Поэтому вовсе не удивительно, что мечта о национальном государстве жива и популярна среди виртуальных граждан киберпространства, далеко не все из которых решили стать гражданами мира. Многие сайты, представляющие собой общины меньшинств, пропагандируют этническую и расовую вражду, несмотря на киберхайп. Балканская война начала 1990‑х годов продолжилась в киберпространстве, когда в ноябре 1998 года сербские хакеры уничтожили веб-сайт хорватского журнала, а хорватские хакеры незамедлительно ответили. Примерно в то же время албанский сайт был «осквернен» киберграффити, в котором изобличалось «албанское этническое вранье». Словом, этнические привязки и стереотипы так и не стали виртуальными даже в виртуальном пространстве.
«Миллениальным» шедевром русского киберпостмодернизма стала ревизионистская карикатура, использующая образы Бивиса и Баттхеда. В период интервенции НАТО в Югославию российские хакеры уничтожили сайт НАТО. Образ, который они отправили, показал Бивиса и Баттхеда с надписями, такими как «Из России с любовью», «Долой НАТО» и «КПЗ» (аббревиатура-наименование камеры предварительного заключения — пространство досудебной изоляции подозреваемых в русской и советской полиции и КГБ).
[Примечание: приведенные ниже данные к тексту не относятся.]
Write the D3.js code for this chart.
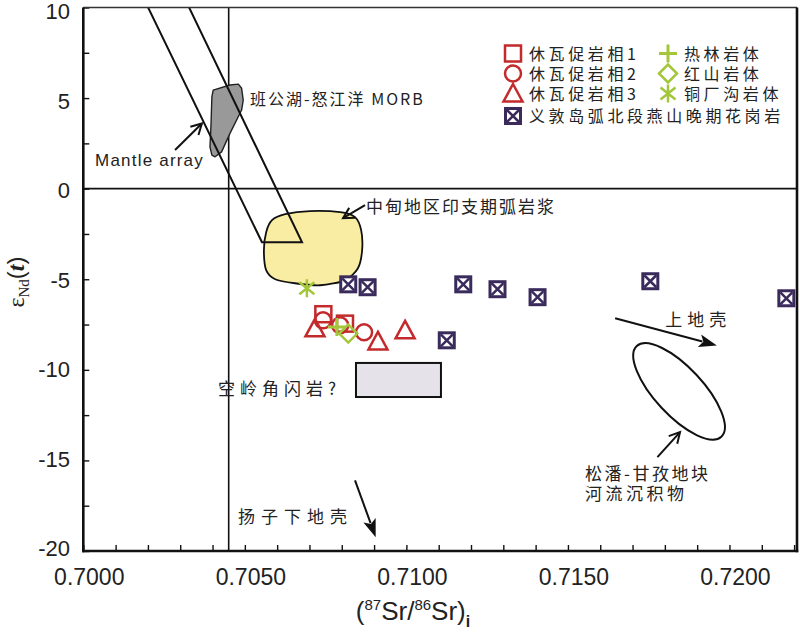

Мультяшка оказалась довольно остроумной. Она переводила антизападное послание на глобальный язык западной популярной культуры, который прилетел Западу обратно, как бумеранг. Возможность говорить на глобальном языке и пользоваться интернетом вовсе не является гарантией появления единой культуры, демократизации или взаимопонимания. Месседж российских хакеров, если его рассматривать в российском контексте того времени, не был ни спорным, ни контркультурным, — по большому счету он представлял собой точку зрения российского руководства, государственную версию коленного рефлекса[884]. Карикатура-мультяшка подрывала устои предполагаемого глобального патриархата НАТО, но она также ностальгически и бессознательно предъявляла имперские чаяния России — регионального «Большого брата».
В Европе антиглобалисты, которые выступают с протестами против американизации, часто обращаются к традиционным европейским социальным конструкциям благосостояния, балансу труда и досуга, рыночным и культурным ценностям. В названиях недавно возникших движений, появившихся в 2000‑е годы, часто можно обнаружить слово «медленный», к примеру движение за медленное питание, которое является частью Гастрономических левых, которые пытаются влиять на будущее через гастрономическую ностальгию. Возникшее, как и следовало ожидать, в Италии и Франции, движение фокусируется на политике питания и протестует против того, что они называют «franken food» (отсылка к генетически модифицированным продуктам питания) — еды-Франкенштейна, являющей максимально эффективной для быстрого потребления[885]. Однако даже движение против глобализации, которое завершилось протестами в Сиэтле и Вашингтоне, было организовано во всем мире и широко использовалось во Всемирной паутине для распространения информации. Некоторые активисты заявляли, что они не против глобализации как таковой; скорее, они были против технологической и экономической глобализации и за глобализацию с человеческим лицом (и свободу есть медленно). Ностальгия, на самом деле, всегда говорила на глобальном языке, начиная с романтической поэзии XIX столетия до электронной почты конца XX века.
Несмотря на радость от постижения киберпространства, когда дело доходит до ностальгии, среда никогда не является сообщением. По крайней мере, не все сообщение. Чтобы исследовать использование и злоупотребления ностальгической тоской, нужно искать механизмы другого рода — механизмы сознания. Рефлексирующая ностальгия позволяет нам пересмотреть медиацию и саму среду, включая технологию.
Ностальгия относится к области виртуальной реальности человеческого сознания, которую не могут охватить даже самые передовые технологические гаджеты. Ностальгическая тоска связана с непростым положением человека в современном мире, но, кажется, мы так и не сумели далеко продвинуться в понимании этого явления. Действительно, происходит постепенная девальвация всех всеобъемлющих, неразрозненных форм знания. Культура все больше сжимается в тисках между индустрией развлечений и религией, в то время как образование все больше понимается как менеджмент и терапия, а не как процесс постепенной выработки критического мышления. C уменьшением роли искусства и гуманитарных наук остается все меньше и меньше пространства для исследования ностальгии, которая компенсируется переизбытком ностальгических реди-мейдов. Проблема с ностальгией, производимой в промышленных масштабах, заключается в том, что она не помогает нам налаживать отношения с будущим. Креативная ностальгия раскрывает фантазии о своем времени, и именно в этих фантазиях и возможностях рождается будущее. Люди ностальгируют не по такому прошлому, каким оно было, а по прошлому, каким оно могло бы быть. Именно это прошедшее совершенное время определяет то, что человек стремится воплотить в своем будущем.